----- DATA PROVIDED
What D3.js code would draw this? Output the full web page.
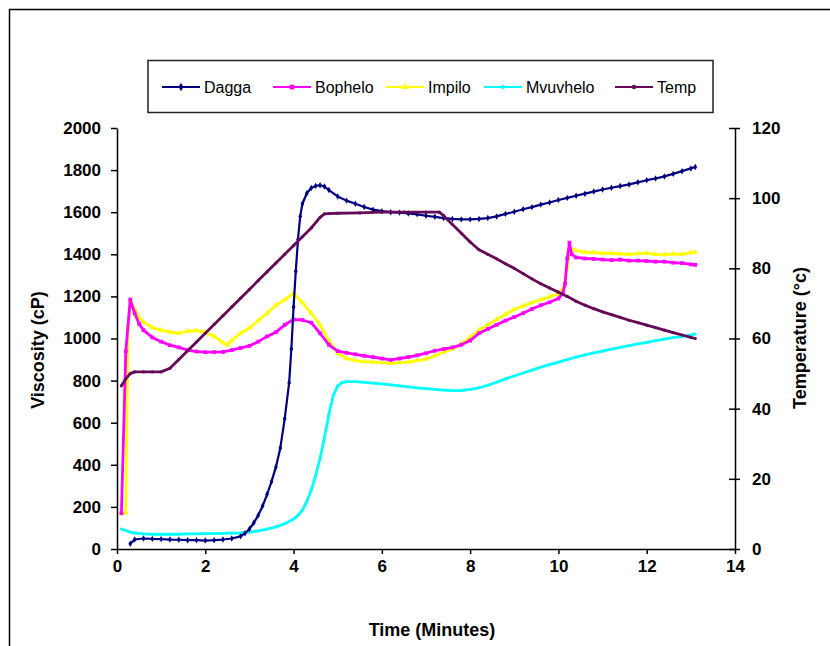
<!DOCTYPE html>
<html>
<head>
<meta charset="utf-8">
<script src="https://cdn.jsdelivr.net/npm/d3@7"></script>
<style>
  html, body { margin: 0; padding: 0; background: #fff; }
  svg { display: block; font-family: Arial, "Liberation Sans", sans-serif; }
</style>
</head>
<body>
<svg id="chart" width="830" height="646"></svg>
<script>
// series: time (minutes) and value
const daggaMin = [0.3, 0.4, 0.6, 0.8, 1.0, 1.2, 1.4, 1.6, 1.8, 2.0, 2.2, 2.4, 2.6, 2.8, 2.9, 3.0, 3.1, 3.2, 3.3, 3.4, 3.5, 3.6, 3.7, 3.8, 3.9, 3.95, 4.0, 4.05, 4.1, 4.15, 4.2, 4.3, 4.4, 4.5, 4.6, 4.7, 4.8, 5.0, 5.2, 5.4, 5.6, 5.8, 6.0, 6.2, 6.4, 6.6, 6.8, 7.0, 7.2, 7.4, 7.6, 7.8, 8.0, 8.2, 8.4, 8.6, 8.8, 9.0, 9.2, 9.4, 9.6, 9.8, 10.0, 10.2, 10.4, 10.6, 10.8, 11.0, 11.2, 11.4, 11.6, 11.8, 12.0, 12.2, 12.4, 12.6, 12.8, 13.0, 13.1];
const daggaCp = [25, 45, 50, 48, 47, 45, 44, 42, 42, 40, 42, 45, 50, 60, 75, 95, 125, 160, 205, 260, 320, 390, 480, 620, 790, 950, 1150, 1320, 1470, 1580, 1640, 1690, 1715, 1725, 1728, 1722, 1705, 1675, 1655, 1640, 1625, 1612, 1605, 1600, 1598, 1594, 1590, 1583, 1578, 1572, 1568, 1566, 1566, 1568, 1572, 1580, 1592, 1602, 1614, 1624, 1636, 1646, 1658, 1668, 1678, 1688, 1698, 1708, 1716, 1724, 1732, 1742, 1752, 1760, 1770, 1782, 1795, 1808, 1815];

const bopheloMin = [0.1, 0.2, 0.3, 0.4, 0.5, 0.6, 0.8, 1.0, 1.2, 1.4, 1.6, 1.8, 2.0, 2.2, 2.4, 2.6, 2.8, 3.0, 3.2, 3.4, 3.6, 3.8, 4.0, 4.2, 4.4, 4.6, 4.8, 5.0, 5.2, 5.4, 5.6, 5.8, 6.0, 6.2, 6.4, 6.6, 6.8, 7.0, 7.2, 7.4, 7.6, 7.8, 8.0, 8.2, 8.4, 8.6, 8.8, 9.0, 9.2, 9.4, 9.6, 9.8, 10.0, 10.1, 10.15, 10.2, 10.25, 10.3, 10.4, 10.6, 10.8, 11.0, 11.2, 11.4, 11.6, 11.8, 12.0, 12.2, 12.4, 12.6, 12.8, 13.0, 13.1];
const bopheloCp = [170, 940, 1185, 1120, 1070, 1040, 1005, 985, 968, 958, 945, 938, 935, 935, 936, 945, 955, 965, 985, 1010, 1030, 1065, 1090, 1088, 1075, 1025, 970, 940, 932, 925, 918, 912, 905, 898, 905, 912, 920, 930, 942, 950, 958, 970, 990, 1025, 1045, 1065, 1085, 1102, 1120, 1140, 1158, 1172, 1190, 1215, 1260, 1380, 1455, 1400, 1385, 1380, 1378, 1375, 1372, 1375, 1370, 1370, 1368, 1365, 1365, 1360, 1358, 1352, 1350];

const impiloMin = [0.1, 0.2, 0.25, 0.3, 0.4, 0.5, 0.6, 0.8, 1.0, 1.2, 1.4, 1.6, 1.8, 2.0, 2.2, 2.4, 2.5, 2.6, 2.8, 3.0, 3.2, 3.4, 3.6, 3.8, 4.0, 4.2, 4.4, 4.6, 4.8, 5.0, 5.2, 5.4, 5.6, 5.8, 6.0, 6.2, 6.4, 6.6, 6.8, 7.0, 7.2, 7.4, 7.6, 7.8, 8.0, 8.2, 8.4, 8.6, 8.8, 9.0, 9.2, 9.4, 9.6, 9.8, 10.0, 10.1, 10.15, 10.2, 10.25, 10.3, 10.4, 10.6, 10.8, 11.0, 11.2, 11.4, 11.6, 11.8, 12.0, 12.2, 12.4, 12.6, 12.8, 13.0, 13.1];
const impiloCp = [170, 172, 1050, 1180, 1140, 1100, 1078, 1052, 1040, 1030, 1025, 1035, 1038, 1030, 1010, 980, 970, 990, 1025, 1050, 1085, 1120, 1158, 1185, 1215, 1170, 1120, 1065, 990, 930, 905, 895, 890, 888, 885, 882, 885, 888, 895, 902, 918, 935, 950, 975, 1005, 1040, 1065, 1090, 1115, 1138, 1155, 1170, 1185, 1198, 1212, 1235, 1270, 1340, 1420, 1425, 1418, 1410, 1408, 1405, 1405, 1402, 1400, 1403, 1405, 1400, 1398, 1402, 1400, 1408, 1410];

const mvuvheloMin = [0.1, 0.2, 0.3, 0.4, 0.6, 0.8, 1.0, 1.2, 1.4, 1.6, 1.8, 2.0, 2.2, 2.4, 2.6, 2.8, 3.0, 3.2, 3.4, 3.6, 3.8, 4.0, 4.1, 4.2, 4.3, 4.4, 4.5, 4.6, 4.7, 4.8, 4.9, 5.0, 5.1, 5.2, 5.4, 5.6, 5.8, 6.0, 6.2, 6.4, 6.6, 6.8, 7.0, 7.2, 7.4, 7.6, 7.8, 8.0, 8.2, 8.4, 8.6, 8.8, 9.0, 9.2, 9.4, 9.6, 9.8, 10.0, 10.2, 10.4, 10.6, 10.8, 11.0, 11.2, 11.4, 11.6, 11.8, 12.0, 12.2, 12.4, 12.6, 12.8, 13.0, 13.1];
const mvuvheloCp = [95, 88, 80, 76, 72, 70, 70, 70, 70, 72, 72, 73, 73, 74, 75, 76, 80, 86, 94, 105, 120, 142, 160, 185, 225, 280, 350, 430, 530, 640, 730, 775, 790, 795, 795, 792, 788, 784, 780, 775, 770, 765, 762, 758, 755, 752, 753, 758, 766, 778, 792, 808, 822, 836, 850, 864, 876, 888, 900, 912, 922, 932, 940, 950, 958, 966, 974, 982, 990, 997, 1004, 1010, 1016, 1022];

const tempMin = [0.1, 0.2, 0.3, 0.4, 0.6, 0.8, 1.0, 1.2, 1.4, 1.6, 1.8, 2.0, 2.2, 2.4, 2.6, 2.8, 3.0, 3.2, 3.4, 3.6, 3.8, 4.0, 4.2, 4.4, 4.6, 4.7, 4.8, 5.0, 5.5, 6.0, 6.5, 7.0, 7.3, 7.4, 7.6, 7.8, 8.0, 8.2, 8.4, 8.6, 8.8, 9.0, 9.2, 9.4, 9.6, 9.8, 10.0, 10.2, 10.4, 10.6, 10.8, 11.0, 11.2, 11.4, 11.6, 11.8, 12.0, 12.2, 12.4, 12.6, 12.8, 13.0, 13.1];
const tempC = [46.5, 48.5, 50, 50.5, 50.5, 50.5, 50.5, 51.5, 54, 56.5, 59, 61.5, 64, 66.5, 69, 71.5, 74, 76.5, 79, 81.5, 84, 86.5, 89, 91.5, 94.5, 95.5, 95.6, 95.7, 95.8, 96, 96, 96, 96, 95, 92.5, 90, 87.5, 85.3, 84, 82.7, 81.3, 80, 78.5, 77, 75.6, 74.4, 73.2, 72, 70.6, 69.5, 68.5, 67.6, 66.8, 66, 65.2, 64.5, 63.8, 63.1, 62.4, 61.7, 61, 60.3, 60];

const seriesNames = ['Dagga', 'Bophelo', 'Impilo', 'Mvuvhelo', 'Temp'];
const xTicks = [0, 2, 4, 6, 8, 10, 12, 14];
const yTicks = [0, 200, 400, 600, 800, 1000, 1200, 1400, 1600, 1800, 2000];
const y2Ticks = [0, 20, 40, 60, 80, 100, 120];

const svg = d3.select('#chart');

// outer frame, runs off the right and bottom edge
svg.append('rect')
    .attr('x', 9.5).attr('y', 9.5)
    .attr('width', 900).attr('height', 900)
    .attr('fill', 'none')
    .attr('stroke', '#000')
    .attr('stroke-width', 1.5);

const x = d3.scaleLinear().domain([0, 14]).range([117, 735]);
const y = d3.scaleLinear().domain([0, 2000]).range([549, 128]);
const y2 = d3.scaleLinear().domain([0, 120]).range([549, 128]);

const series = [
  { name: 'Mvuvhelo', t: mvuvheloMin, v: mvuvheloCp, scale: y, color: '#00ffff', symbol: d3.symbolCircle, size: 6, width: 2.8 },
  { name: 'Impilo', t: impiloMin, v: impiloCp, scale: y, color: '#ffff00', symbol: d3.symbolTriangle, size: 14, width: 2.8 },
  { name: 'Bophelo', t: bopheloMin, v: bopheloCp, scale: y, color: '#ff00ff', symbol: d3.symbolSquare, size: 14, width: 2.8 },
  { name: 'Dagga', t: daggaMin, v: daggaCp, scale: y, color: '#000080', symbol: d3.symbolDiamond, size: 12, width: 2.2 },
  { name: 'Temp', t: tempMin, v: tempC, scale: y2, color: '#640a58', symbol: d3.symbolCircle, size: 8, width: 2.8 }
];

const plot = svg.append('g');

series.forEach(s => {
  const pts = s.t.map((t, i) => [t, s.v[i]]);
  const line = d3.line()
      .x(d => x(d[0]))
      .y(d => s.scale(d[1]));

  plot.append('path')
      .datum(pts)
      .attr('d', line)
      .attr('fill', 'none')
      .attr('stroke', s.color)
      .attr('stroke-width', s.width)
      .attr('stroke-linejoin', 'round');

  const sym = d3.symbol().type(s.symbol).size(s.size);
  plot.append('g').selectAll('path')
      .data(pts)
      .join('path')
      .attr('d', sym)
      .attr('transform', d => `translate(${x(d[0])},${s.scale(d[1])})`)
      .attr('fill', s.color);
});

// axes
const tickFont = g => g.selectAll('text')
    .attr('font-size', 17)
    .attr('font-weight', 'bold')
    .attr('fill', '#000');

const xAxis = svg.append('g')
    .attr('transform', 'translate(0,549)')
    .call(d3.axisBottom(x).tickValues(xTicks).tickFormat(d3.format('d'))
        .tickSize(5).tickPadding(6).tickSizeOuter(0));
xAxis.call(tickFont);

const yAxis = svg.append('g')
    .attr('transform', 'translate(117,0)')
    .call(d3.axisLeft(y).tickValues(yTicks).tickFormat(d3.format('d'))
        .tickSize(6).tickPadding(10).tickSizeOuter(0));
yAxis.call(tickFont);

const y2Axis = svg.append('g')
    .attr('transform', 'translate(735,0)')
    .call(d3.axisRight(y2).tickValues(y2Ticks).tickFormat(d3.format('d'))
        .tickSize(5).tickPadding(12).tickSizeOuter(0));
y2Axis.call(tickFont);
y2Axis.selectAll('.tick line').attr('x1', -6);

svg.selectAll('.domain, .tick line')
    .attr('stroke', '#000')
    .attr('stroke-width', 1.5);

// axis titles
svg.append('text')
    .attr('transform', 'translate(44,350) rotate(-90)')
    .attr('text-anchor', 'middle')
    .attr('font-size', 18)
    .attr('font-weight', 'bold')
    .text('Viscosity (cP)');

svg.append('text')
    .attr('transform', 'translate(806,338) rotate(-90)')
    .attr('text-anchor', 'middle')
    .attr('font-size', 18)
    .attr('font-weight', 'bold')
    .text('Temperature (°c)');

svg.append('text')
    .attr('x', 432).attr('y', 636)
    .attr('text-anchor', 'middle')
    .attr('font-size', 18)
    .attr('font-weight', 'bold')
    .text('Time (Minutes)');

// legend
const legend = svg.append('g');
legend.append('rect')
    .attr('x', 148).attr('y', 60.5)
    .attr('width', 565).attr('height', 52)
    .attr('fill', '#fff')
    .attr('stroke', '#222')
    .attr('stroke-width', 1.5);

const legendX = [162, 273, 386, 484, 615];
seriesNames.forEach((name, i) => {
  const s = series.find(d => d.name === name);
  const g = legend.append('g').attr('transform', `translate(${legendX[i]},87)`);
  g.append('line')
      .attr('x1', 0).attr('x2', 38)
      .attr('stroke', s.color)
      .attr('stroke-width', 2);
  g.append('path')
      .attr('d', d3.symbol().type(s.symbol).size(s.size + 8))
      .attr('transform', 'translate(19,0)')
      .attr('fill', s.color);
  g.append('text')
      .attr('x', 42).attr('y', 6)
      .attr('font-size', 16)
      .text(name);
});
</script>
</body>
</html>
----------
----- DATA PROVIDED
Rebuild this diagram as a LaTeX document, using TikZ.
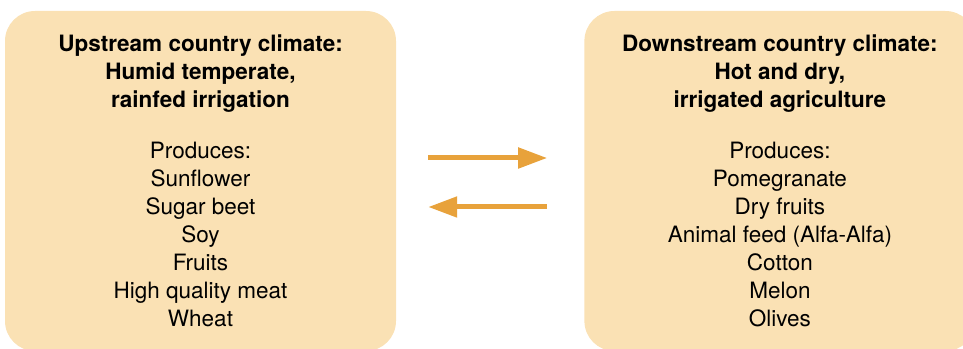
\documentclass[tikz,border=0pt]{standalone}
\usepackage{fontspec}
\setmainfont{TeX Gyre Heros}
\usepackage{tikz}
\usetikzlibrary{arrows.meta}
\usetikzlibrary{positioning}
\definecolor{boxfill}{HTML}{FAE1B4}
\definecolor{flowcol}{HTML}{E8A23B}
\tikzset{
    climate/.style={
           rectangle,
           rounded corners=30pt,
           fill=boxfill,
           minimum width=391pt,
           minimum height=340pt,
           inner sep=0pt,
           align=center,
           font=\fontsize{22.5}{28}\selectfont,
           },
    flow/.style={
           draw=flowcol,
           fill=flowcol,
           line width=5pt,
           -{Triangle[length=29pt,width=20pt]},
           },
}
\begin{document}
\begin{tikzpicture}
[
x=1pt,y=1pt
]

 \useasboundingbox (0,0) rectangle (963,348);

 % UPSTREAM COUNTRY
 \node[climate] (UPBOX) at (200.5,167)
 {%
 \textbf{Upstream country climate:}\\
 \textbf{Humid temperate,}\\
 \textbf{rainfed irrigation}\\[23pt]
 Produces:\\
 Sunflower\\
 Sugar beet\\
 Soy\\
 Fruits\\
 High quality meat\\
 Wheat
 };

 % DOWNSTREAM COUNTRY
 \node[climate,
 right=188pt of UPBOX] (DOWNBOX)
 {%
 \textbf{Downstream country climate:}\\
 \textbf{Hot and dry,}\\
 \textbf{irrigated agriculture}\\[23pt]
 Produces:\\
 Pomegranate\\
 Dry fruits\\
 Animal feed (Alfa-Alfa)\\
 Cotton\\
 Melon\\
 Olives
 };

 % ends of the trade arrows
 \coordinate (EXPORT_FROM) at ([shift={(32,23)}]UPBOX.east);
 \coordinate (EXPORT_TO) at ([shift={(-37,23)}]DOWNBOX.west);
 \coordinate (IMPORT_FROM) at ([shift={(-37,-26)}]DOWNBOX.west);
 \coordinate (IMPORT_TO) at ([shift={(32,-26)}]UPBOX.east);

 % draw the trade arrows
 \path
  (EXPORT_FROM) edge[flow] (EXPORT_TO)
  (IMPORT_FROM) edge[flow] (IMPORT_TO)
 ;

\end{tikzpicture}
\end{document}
----------
> _WRITTEN TASK_:
What lines above run from the one with "What D3.js code" to the one with "1358, 1352, 1350];"? Give them again exactly, ends included, and leave the pictures out.

> _RESPONSE TO THIS TASK_:
What D3.js code would draw this? Output the full web page.
<!DOCTYPE html>
<html>
<head>
<meta charset="utf-8">
<script src="https://cdn.jsdelivr.net/npm/d3@7"></script>
<style>
  html, body { margin: 0; padding: 0; background: #fff; }
  svg { display: block; font-family: Arial, "Liberation Sans", sans-serif; }
</style>
</head>
<body>
<svg id="chart" width="830" height="646"></svg>
<script>
// series: time (minutes) and value
const daggaMin = [0.3, 0.4, 0.6, 0.8, 1.0, 1.2, 1.4, 1.6, 1.8, 2.0, 2.2, 2.4, 2.6, 2.8, 2.9, 3.0, 3.1, 3.2, 3.3, 3.4, 3.5, 3.6, 3.7, 3.8, 3.9, 3.95, 4.0, 4.05, 4.1, 4.15, 4.2, 4.3, 4.4, 4.5, 4.6, 4.7, 4.8, 5.0, 5.2, 5.4, 5.6, 5.8, 6.0, 6.2, 6.4, 6.6, 6.8, 7.0, 7.2, 7.4, 7.6, 7.8, 8.0, 8.2, 8.4, 8.6, 8.8, 9.0, 9.2, 9.4, 9.6, 9.8, 10.0, 10.2, 10.4, 10.6, 10.8, 11.0, 11.2, 11.4, 11.6, 11.8, 12.0, 12.2, 12.4, 12.6, 12.8, 13.0, 13.1];
const daggaCp = [25, 45, 50, 48, 47, 45, 44, 42, 42, 40, 42, 45, 50, 60, 75, 95, 125, 160, 205, 260, 320, 390, 480, 620, 790, 950, 1150, 1320, 1470, 1580, 1640, 1690, 1715, 1725, 1728, 1722, 1705, 1675, 1655, 1640, 1625, 1612, 1605, 1600, 1598, 1594, 1590, 1583, 1578, 1572, 1568, 1566, 1566, 1568, 1572, 1580, 1592, 1602, 1614, 1624, 1636, 1646, 1658, 1668, 1678, 1688, 1698, 1708, 1716, 1724, 1732, 1742, 1752, 1760, 1770, 1782, 1795, 1808, 1815];

const bopheloMin = [0.1, 0.2, 0.3, 0.4, 0.5, 0.6, 0.8, 1.0, 1.2, 1.4, 1.6, 1.8, 2.0, 2.2, 2.4, 2.6, 2.8, 3.0, 3.2, 3.4, 3.6, 3.8, 4.0, 4.2, 4.4, 4.6, 4.8, 5.0, 5.2, 5.4, 5.6, 5.8, 6.0, 6.2, 6.4, 6.6, 6.8, 7.0, 7.2, 7.4, 7.6, 7.8, 8.0, 8.2, 8.4, 8.6, 8.8, 9.0, 9.2, 9.4, 9.6, 9.8, 10.0, 10.1, 10.15, 10.2, 10.25, 10.3, 10.4, 10.6, 10.8, 11.0, 11.2, 11.4, 11.6, 11.8, 12.0, 12.2, 12.4, 12.6, 12.8, 13.0, 13.1];
const bopheloCp = [170, 940, 1185, 1120, 1070, 1040, 1005, 985, 968, 958, 945, 938, 935, 935, 936, 945, 955, 965, 985, 1010, 1030, 1065, 1090, 1088, 1075, 1025, 970, 940, 932, 925, 918, 912, 905, 898, 905, 912, 920, 930, 942, 950, 958, 970, 990, 1025, 1045, 1065, 1085, 1102, 1120, 1140, 1158, 1172, 1190, 1215, 1260, 1380, 1455, 1400, 1385, 1380, 1378, 1375, 1372, 1375, 1370, 1370, 1368, 1365, 1365, 1360, 1358, 1352, 1350];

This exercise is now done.